Важная задача в воспитании и малого ребенка состоит в приучении его к занятию и посильному труду. Но всегда ли родители и воспитатели имеют достаточно досуга и средств сделать предлагаемое и нужное занятие настолько интересным, чтобы ребенок отдавался ему по увлечению работой? Вот самое веское возражение против непринудительного обучения. Действительно, если полагаться на интерес работы, самой по себе, то очень часто расчет окажется ошибочным. В избранное вами для занятий время, ребенка может прельщать начатая игра; он может быть случайно нерасположен к избираемому занятию, вследствии ли незаметного умственного утомления, или по преходящему настроению; наконец, вы не всегда можете ручаться за то, что занятие действительно вполне принаровлено вами к степени развития ребенка и к его личным склонностям. В таком случае настойчивому в преследовании своих целей воспитателю остается, по-видимому, только прибегнуть к мягкому принуждению, в надежде, что когда неохота будет устранена  и ребенок примется за работу, то она завлечет его удовлетворением присущей ему, во всякое время и даже в вынужденном труде, потребности в занятии. Расчет этот верен. Но при таких условиях ребенок будет лишь мириться с занятием; действительного увлечения трудом не будет; работа же действует благодетельно на ребенка лишь при подобном увлечении: только при нем дух воспринимает точно и полно и находит наслаждение в труде, которое оседает в привычку. А увлечение должно быть порождено каким-либо стимулом, способным преодолеть апатию. Какой же иной стимул более способен породить увлечение, как не увлечение других? Если родители и воспитатели сами увлекаются задаваемым ребенку трудом, то их настроение неминуемо сообщится и ребенку: он действительно настраивается, подобно тому, как звучащая струна приводит в то же колебание протянутую рядом с нею. (...) А если такова сила товарищества на людей взрослых, то каково  же должно оно влиять на детей, при их всегдашней потребности в деятельности и в общении со взрослыми! - Вот рычаг, которым родители могут заставить своих детей работать с увлечением. “Дружно!” - и с братьями и сестрами, и с родителями.

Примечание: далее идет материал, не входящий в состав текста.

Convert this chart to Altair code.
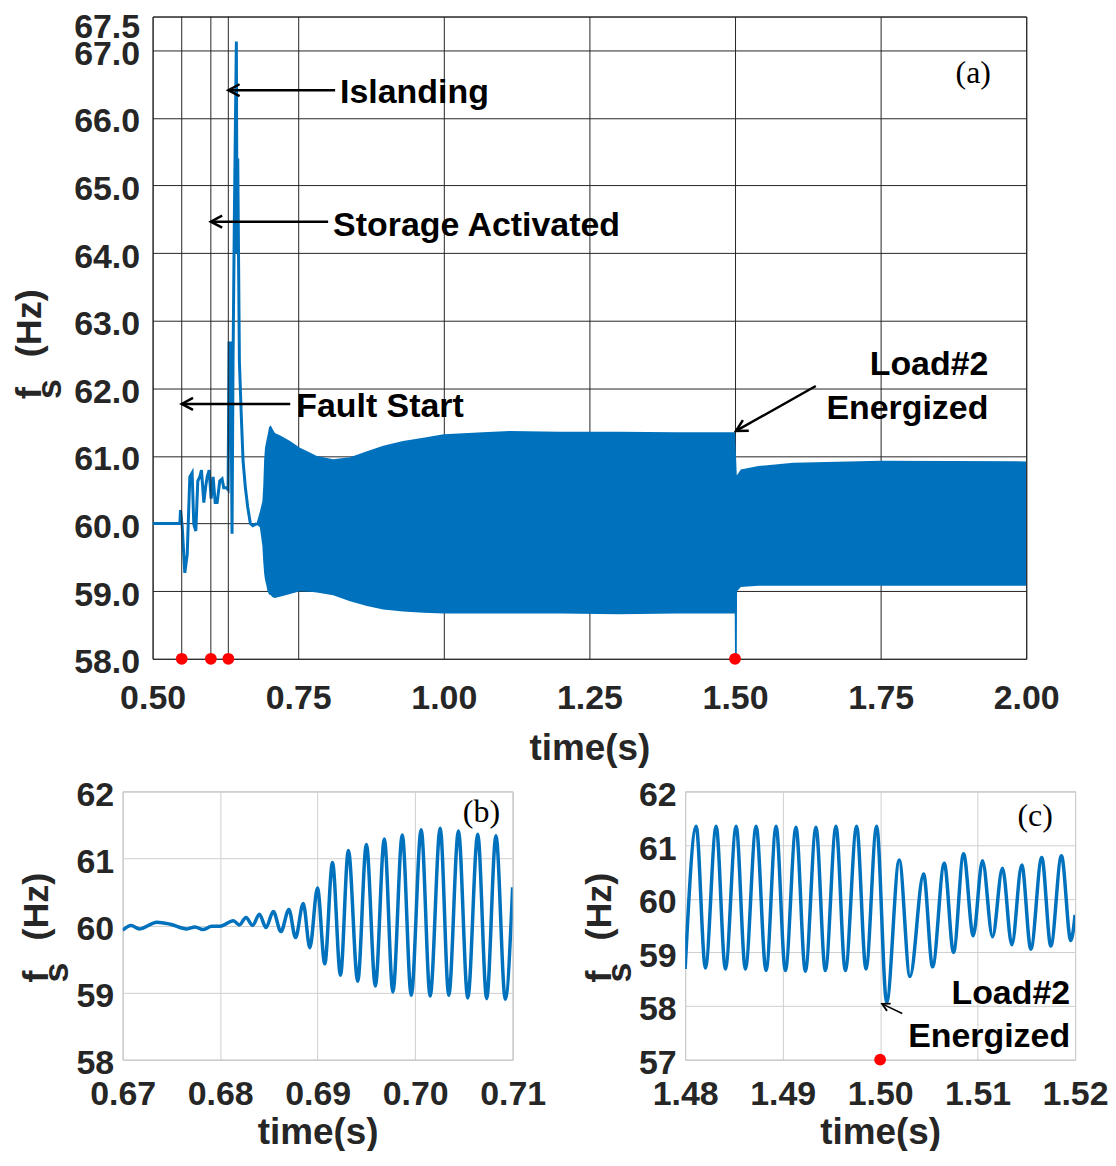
import altair as alt
import pandas as pd

BLUE = "#0072BD"
SANS = "Liberation Sans"
SERIF = "Liberation Serif"
INK = "#262626"

# ---------------- panel (a): full record ----------------
a_t = [0.500, 0.5468, 0.5479, 0.5508, 0.5553, 0.5594, 0.5639, 0.5679, 0.5707, 0.5742,
       0.5776, 0.5810, 0.5839, 0.5879, 0.5913, 0.5937, 0.5971, 0.6005, 0.6039, 0.6074,
       0.6108, 0.6153, 0.6193, 0.6221, 0.6267, 0.6296, 0.6313, 0.6340, 0.6364, 0.6381,
       0.6404, 0.6438, 0.6450, 0.6462, 0.6490, 0.6524, 0.6553, 0.6592, 0.6632, 0.6678,
       0.6720, 0.6790]
a_v = [60.00, 60.00, 60.20, 59.96, 59.27, 59.54, 60.69, 60.75, 59.99, 59.89,
       60.63, 60.69, 60.79, 60.31, 60.56, 60.69, 60.79, 60.37, 60.69, 60.31,
       60.31, 60.63, 60.66, 60.53, 60.53, 60.50, 62.67, 62.67, 59.85, 62.40,
       64.56, 67.13, 64.00, 65.40, 62.40, 61.57, 60.93, 60.54, 60.25, 60.00,
       59.97, 60.00]

# oscillation band (upper / lower envelope)
band_t = [0.6790, 0.6840, 0.6885, 0.6900, 0.6915, 0.6930, 0.6950, 0.6970, 0.7000, 0.7030,
          0.7060, 0.7100, 0.7200, 0.7360, 0.7530, 0.7700, 0.7820, 0.8100, 0.8390, 0.8680,
          0.8960, 0.9300, 0.9650, 1.0000, 1.0670, 1.1130, 1.2000, 1.3000, 1.4000, 1.4995,
          1.5000, 1.5030, 1.5035, 1.5100, 1.5400, 1.6000, 1.7500, 2.0000]
band_hi = [60.02, 60.17, 60.33, 60.56, 60.94, 61.12, 61.21, 61.29, 61.43, 61.45,
           61.40, 61.34, 61.30, 61.22, 61.12, 61.05, 61.00, 60.95, 60.98, 61.07,
           61.15, 61.22, 61.27, 61.32, 61.35, 61.37, 61.36, 61.36, 61.35, 61.35,
           61.35, 60.72, 60.72, 60.80, 60.85, 60.90, 60.93, 60.92]
band_lo = [59.98, 59.95, 59.67, 59.43, 59.26, 59.17, 59.10, 59.01, 58.95, 58.94,
           58.91, 58.90, 58.92, 58.96, 59.00, 58.99, 58.98, 58.94, 58.85, 58.78,
           58.73, 58.70, 58.68, 58.67, 58.67, 58.67, 58.67, 58.66, 58.67, 58.67,
           58.00, 58.00, 59.00, 59.06, 59.08, 59.08, 59.08, 59.08]

a_xticks = [0.50, 0.75, 1.00, 1.25, 1.50, 1.75, 2.00]
a_yticks = [58, 59, 60, 61, 62, 63, 64, 65, 66, 67, 67.5]
event_t = [0.55, 0.60, 0.63]
dot_t = [0.55, 0.60, 0.63, 1.50]
dot_v = [58.0, 58.0, 58.0, 58.0]

# arrows: tail -> tip
arr_t0 = [0.7363, 0.8014, 0.8134, 1.6387]
arr_v0 = [61.77, 64.465, 66.41, 62.035]
arr_t1 = [0.55, 0.60, 0.63, 1.5017]
arr_v1 = [61.77, 64.465, 66.41, 61.37]
arr_ang = [0, 0, 0, 330.6]

lab_left_text = ["Fault Start", "Storage Activated", "Islanding"]
lab_left_t = [0.7466, 0.8099, 0.8219]
lab_left_v = [61.726, 64.406, 66.365]
lab_right_text = ["Load#2", "Energized"]
lab_right_t = [1.935, 1.935]
lab_right_v = [62.34, 61.70]
panel_a_tag = ["(a)"]
panel_a_tag_t = [1.909]
panel_a_tag_v = [66.66]

# ---------------- panel (b): zoom 0.67-0.71 s ----------------
b_t = [0.67000, 0.67085, 0.67174, 0.67351, 0.67488, 0.67658, 0.67743, 0.67822, 0.67914, 0.67999,
       0.68136, 0.68197, 0.68265, 0.68333, 0.68402, 0.68470, 0.68545, 0.68623, 0.68705, 0.68773,
       0.68852, 0.68920, 0.68998, 0.69073, 0.69152, 0.69234, 0.69315, 0.69411, 0.69500, 0.69592,
       0.69684, 0.69772, 0.69868, 0.69960, 0.70062, 0.70154, 0.70257, 0.70345, 0.70444, 0.70540,
       0.70642, 0.70734, 0.70829, 0.70925, 0.71000]
b_v = [59.93, 60.00, 59.95, 60.05, 60.02, 59.95, 59.98, 59.94, 59.99, 59.99,
       60.07, 60.01, 60.12, 60.00, 60.17, 59.97, 60.21, 59.91, 60.24, 59.82,
       60.33, 59.67, 60.56, 59.43, 60.94, 59.26, 61.12, 59.17, 61.21, 59.10,
       61.29, 59.01, 61.35, 58.96, 61.43, 58.95, 61.45, 58.96, 61.41, 58.92,
       61.36, 58.91, 61.34, 58.90, 60.57]
b_xticks = [0.67, 0.68, 0.69, 0.70, 0.71]
b_yticks = [58, 59, 60, 61, 62]
b_tag = ["(b)"]
b_tag_t = [0.7068]
b_tag_v = [61.69]

# ---------------- panel (c): zoom 1.48-1.52 s ----------------
c_t = [1.48000, 1.48113, 1.48208, 1.48318, 1.48413, 1.48523, 1.48618, 1.48728, 1.48830, 1.48933,
       1.49028, 1.49137, 1.49233, 1.49342, 1.49438, 1.49547, 1.49643, 1.49759, 1.49855, 1.49964,
       1.50067, 1.50196, 1.50306, 1.50446, 1.50538, 1.50658, 1.50753, 1.50856, 1.50955, 1.51050,
       1.51153, 1.51255, 1.51351, 1.51453, 1.51546, 1.51658, 1.51751, 1.51860, 1.51956, 1.52000]
c_v = [58.69, 61.35, 58.71, 61.35, 58.69, 61.35, 58.69, 61.35, 58.66, 61.35,
       58.66, 61.33, 58.65, 61.33, 58.66, 61.35, 58.66, 61.35, 58.69, 61.35,
       58.07, 60.72, 58.55, 60.46, 58.73, 60.66, 59.00, 60.84, 59.31, 60.71,
       59.29, 60.57, 59.14, 60.63, 59.06, 60.77, 59.12, 60.80, 59.22, 59.70]
c_xticks = [1.48, 1.49, 1.50, 1.51, 1.52]
c_yticks = [57, 58, 59, 60, 61, 62]
c_dot_t = [1.50]
c_dot_v = [57.0]
c_arr_t0 = [1.50227]
c_arr_v0 = [57.86]
c_arr_t1 = [1.5002]
c_arr_v1 = [58.04]
c_arr_ang = [26.6]
c_lab_text = ["Load#2", "Energized"]
c_lab_t = [1.51949, 1.51949]
c_lab_v = [58.228, 57.43]
c_tag = ["(c)"]
c_tag_t = [1.5159]
c_tag_v = [61.54]

ARROW_HEAD = "M 1.6 -0.85 L 0 0 L 1.6 0.85"
YTITLE = ["f\u00a0\u00a0\u00a0(Hz)", "\u00a0\u00a0s"]


def x_axis(values, grid_color, label_pad, title_y):
    return alt.Axis(values=values, format=".2f", title="time(s)", grid=True,
                    gridColor=grid_color, gridOpacity=1, gridWidth=1, ticks=False,
                    domain=False, labelFont=SANS, labelFontSize=34, labelFontWeight="bold",
                    labelColor=INK, labelPadding=label_pad, labelFlush=False,
                    labelOverlap=False, titleFont=SANS, titleFontSize=37,
                    titleFontWeight="bold", titleColor=INK, titleBaseline="alphabetic",
                    titleY=title_y)


def y_axis(values, fmt, grid_color, label_pad, label_offset, title_x, title_y):
    return alt.Axis(values=values, format=fmt, title=YTITLE, grid=True,
                    gridColor=grid_color, gridOpacity=1, gridWidth=1, ticks=False,
                    domain=False, labelFont=SANS, labelFontSize=34, labelFontWeight="bold",
                    labelColor=INK, labelPadding=label_pad, labelOffset=label_offset,
                    labelOverlap=False, titleFont=SANS, titleFontSize=36,
                    titleFontWeight="bold", titleColor=INK, titleAngle=270,
                    titleAlign="left", titleBaseline="bottom", titleLineHeight=20,
                    titleX=title_x, titleY=title_y)


# ---------- panel (a) ----------
ax_ax = x_axis(a_xticks, INK, 22.5, 101)
ay_ax = y_axis(a_yticks, ".1f", INK, 13,
               {"condition": {"test": "datum.value == 67.5", "value": 11}, "value": 4},
               -104, 383)
xs_a = alt.Scale(domain=[0.5, 2.0], nice=False, zero=False)
ys_a = alt.Scale(domain=[58, 67.5], nice=False, zero=False)


def XA(f):
    return alt.X(f, type="quantitative", scale=xs_a, axis=ax_ax)


def YA(f):
    return alt.Y(f, type="quantitative", scale=ys_a, axis=ay_ax)


df_ev = pd.DataFrame({"t": event_t})
df_line = pd.DataFrame({"t": a_t, "v": a_v})
df_band = pd.DataFrame({"t": band_t, "hi": band_hi, "lo": band_lo})
df_dots = pd.DataFrame({"t": dot_t, "v": dot_v})
df_arr = pd.DataFrame({"t0": arr_t0, "v0": arr_v0, "t1": arr_t1, "v1": arr_v1, "ang": arr_ang})
df_ll = pd.DataFrame({"t": lab_left_t, "v": lab_left_v, "s": lab_left_text})
df_lr = pd.DataFrame({"t": lab_right_t, "v": lab_right_v, "s": lab_right_text})
df_tag_a = pd.DataFrame({"t": panel_a_tag_t, "v": panel_a_tag_v, "s": panel_a_tag})

a_layers = [
    alt.Chart(df_line).mark_line(color=BLUE, strokeWidth=3, clip=True).encode(x=XA("t"), y=YA("v")),
    alt.Chart(df_ev).mark_rule(color=INK, strokeWidth=1).encode(x=XA("t")),
    alt.Chart(df_band).mark_area(color=BLUE, opacity=1, clip=True).encode(
        x=XA("t"), y=YA("hi"), y2="lo"),
    alt.Chart(df_dots).mark_circle(color="#ff0000", size=140, opacity=1).encode(x=XA("t"), y=YA("v")),
    alt.Chart(df_arr).mark_rule(color="black", strokeWidth=2.5).encode(
        x=XA("t0"), y=YA("v0"), x2="t1", y2="v1"),
    alt.Chart(df_arr).mark_point(shape=ARROW_HEAD, filled=False, size=200, strokeWidth=2.5,
                                 color="black", opacity=1).encode(
        x=XA("t1"), y=YA("v1"), angle=alt.Angle("ang:Q", scale=None)),
    alt.Chart(df_ll).mark_text(align="left", baseline="middle", font=SANS, fontSize=34,
                               fontWeight="bold", color="black").encode(
        x=XA("t"), y=YA("v"), text="s:N"),
    alt.Chart(df_lr).mark_text(align="right", baseline="middle", font=SANS, fontSize=34,
                               fontWeight="bold", color="black").encode(
        x=XA("t"), y=YA("v"), text="s:N"),
    alt.Chart(df_tag_a).mark_text(align="center", baseline="middle", font=SERIF, fontSize=32,
                                  color="black").encode(x=XA("t"), y=YA("v"), text="s:N"),
]
chart_a = alt.layer(*a_layers).properties(
    width=876, height=644, view=alt.ViewBackground(stroke=INK, strokeWidth=1))

# ---------- panels (b) and (c) ----------
LIGHT = "#cfcfcf"
FRAME = "#b0b0b0"


def small_panel(t, v, xticks, yticks, xdom, ydom, tag, tag_t, tag_v, extra):
    xs = alt.Scale(domain=xdom, nice=False, zero=False)
    ys = alt.Scale(domain=ydom, nice=False, zero=False)
    xax = x_axis(xticks, LIGHT, 17.5, 84)
    yax = y_axis(yticks, "d", LIGHT, 9, 4, -67, 191)

    def X(f):
        return alt.X(f, type="quantitative", scale=xs, axis=xax)

    def Y(f):
        return alt.Y(f, type="quantitative", scale=ys, axis=yax)

    layers = [
        alt.Chart(pd.DataFrame({"t": t, "v": v})).mark_line(
            color=BLUE, strokeWidth=3.5, interpolate="monotone", clip=True).encode(x=X("t"), y=Y("v")),
        alt.Chart(pd.DataFrame({"t": tag_t, "v": tag_v, "s": tag})).mark_text(
            align="center", baseline="middle", font=SERIF, fontSize=32, color="black").encode(
            x=X("t"), y=Y("v"), text="s:N"),
    ]
    layers += extra(X, Y)
    return alt.layer(*layers).properties(
        width=391, height=269, view=alt.ViewBackground(stroke=FRAME, strokeWidth=1))


def no_extra(X, Y):
    return []


def c_extra(X, Y):
    df_cd = pd.DataFrame({"t": c_dot_t, "v": c_dot_v})
    df_ca = pd.DataFrame({"t0": c_arr_t0, "v0": c_arr_v0, "t1": c_arr_t1, "v1": c_arr_v1,
                          "ang": c_arr_ang})
    df_cl = pd.DataFrame({"t": c_lab_t, "v": c_lab_v, "s": c_lab_text})
    return [
        alt.Chart(df_ca).mark_rule(color="black", strokeWidth=1.5).encode(
            x=X("t0"), y=Y("v0"), x2="t1", y2="v1"),
        alt.Chart(df_ca).mark_point(shape=ARROW_HEAD, filled=False, size=90, strokeWidth=1.8,
                                    color="black", opacity=1).encode(
            x=X("t1"), y=Y("v1"), angle=alt.Angle("ang:Q", scale=None)),
        alt.Chart(df_cl).mark_text(align="right", baseline="middle", font=SANS, fontSize=34,
                                   fontWeight="bold", color="black").encode(
            x=X("t"), y=Y("v"), text="s:N"),
        alt.Chart(df_cd).mark_circle(color="#ff0000", size=140, opacity=1).encode(x=X("t"), y=Y("v")),
    ]


chart_b = small_panel(b_t, b_v, b_xticks, b_yticks, [0.67, 0.71], [58, 62],
                      b_tag, b_tag_t, b_tag_v, no_extra)
chart_c = small_panel(c_t, c_v, c_xticks, c_yticks, [1.48, 1.52], [57, 62],
                      c_tag, c_tag_t, c_tag_v, c_extra)

spacer = alt.Chart(pd.DataFrame({"k": [0]})).mark_point(opacity=0).encode(
    x=alt.value(0), y=alt.value(0)).properties(
    width=30, height=644, view=alt.ViewBackground(stroke="transparent"))

top_row = alt.hconcat(spacer, chart_a, spacing=0, bounds="flush")
bottom_row = alt.hconcat(chart_b, chart_c, spacing=173, bounds="flush")

chart = alt.vconcat(top_row, bottom_row, spacing=10).properties(
    padding={"left": 3, "top": 0, "right": -1, "bottom": -2}, background="white")

chart.save("out.html", embed_options={"renderer": "svg", "actions": False})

Ребенок попадает в среду подростков. Вам нужно объяснить ему неправомерность разных притязаний с его стороны, но в то же время и не стеснять его в пользовании законными правами и в защите их. Какой руководящий принцип вложите вы в душу ребенка? Соображения юридические? Да ими вы ввергните детей в омут казуистики! Любовь и уступчивость? Но нравственное превосходство уступки над притязанием понимается ребенком очень смутно, и трудно ожидать, чтобы ребенок нашел в сознании этого превосходства достаточную награду за лишение. Награда должна быть непосредственнее, теплее удовлетворения отвлеченным превосходством. Будет ли то одобрение и любовь родителей или воспитателей? Но дети не всегда на глазах у этих лиц. Притом же привычка руководиться всегда чужим одобрением или неодобрением может сделать ребенка или слишком зависимым от чужого мнения, или хитрым. И потому мы думаем, что в ребенка следует вложить стимул, который выручал бы его из всех затруднительных положений, научил бы его уважать и беречь чужие права, но в то же время не требовал бы от него и непосильных жертв. Таким руководящим стимулом представляется нам опять-таки принцип “дружно!”  

Ребенок поступает в школу. Если он с детства привык руководиться этим принципом, то быстро освоится в среде товарищей и расположит их в свою пользу. Но кроме товарищей, ребенок находит в школе и наставников. Каких жертв не потребуют они от него, во имя чуждых ему целей: необходимости в знании и в привычке к повиновению! И жертвы эти не искупаются никакими услугами, никаким теплым чувством, а если наставник и относится благосклоннее к послушному и прилежному ученику, то расположение это в глазах ребенка не даровое, а покупное и потому теряет всю свою теплоту. Наконец, расположение наставника - награда далекая. А многие ли питомцы способны к выдержанному стремлению без поддержки постоянным современным стимулом? Таким стимулом является дружное единение наставника с питомцем в самих занятиях. Этим единением питомец возвышается до наставника; оно напрягает его волю; притом дружный труд менее тягостен: увлечение наставника увлекает и питомца. И потому пусть девизом и питомцев, и наставников станет призыв: “дружно!” В нем могла бы выразиться взаимная нравственная поддержка наставников в их собственных стремлениях и деятельности.